Начальник штаба дивизиона имел в виду поправившихся в лазарете краснофлотцев и красноармейцев с острова Хийумаа и экипажей двух команд, снятых с погибших судов «Вохи» и «Волна».

— Значит, мой батальон усилится на одну треть! — обрадовался Сошнев. — А где взять для пополнения стрелковое оружие?

— Попросим у генерала Кабанова, — пообещал Вержбицкий.

— И еще бы снарядиков для нашей батареи подкинули, — подсказал Клещенко. — А то фактически осталось боезапаса всего на один добрый бой.

— Снарядов калибра сто восемьдесят миллиметров на Ханко нет и не будет, — ответил Вержбицкий. — Поэтому следует экономить свои. Теперь они у нас на вес золота. Расходовать снаряды только по установленной мною норме, — приказал он. — Это касается и батареи стотридцаток.

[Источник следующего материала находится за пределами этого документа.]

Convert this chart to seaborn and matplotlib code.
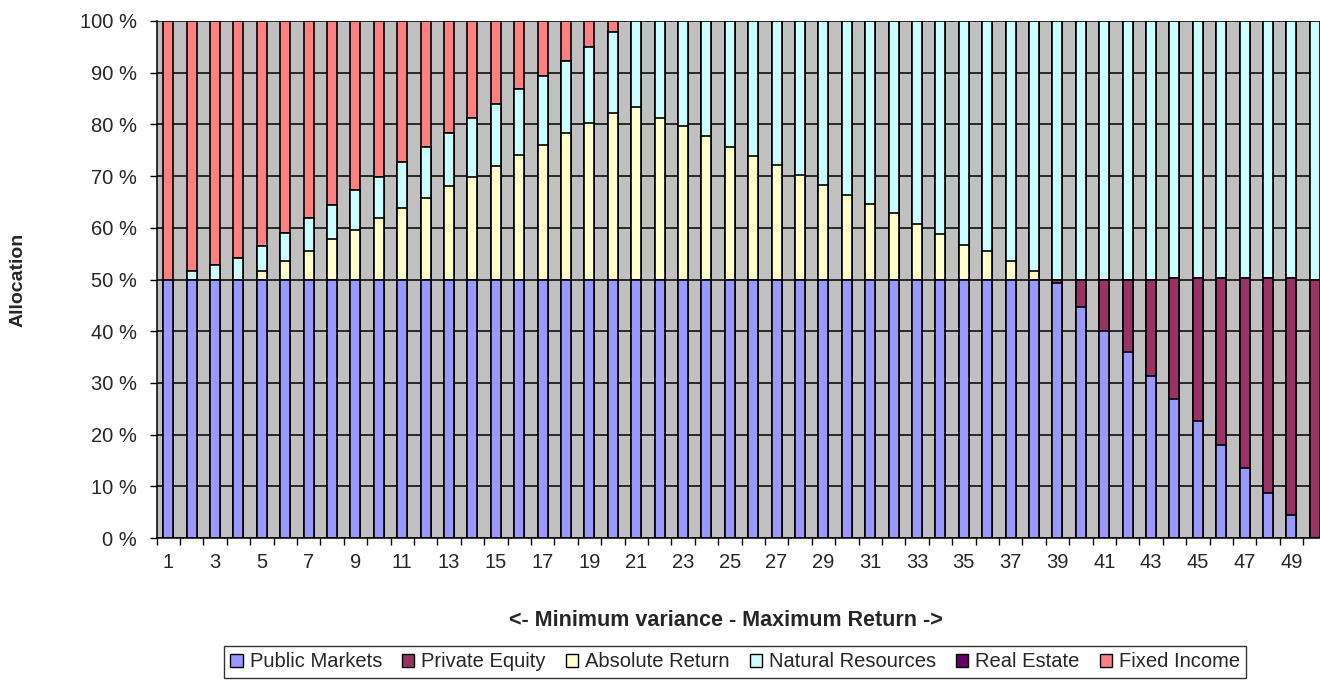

Последним на совещании выступил военком дивизиона Гусев:

— Надо ориентировать наших бойцов, товарищи командиры и военкомы, на длительную оборону острова. Когда мы с командиром покидали Ханко, генерал Кабанов Сергей Иванович сказал нам, что держаться на Осмуссааре придется, может быть, целый год. Значит, до лета сорок второго. Вот отсюда надо и исходить в нашей работе. Будем говорить людям правду, какой бы она горькой ни была, будем заботиться о них, создавать все необходимые для полнокровной жизни условия, в рамках наших ограниченных возможностей, конечно…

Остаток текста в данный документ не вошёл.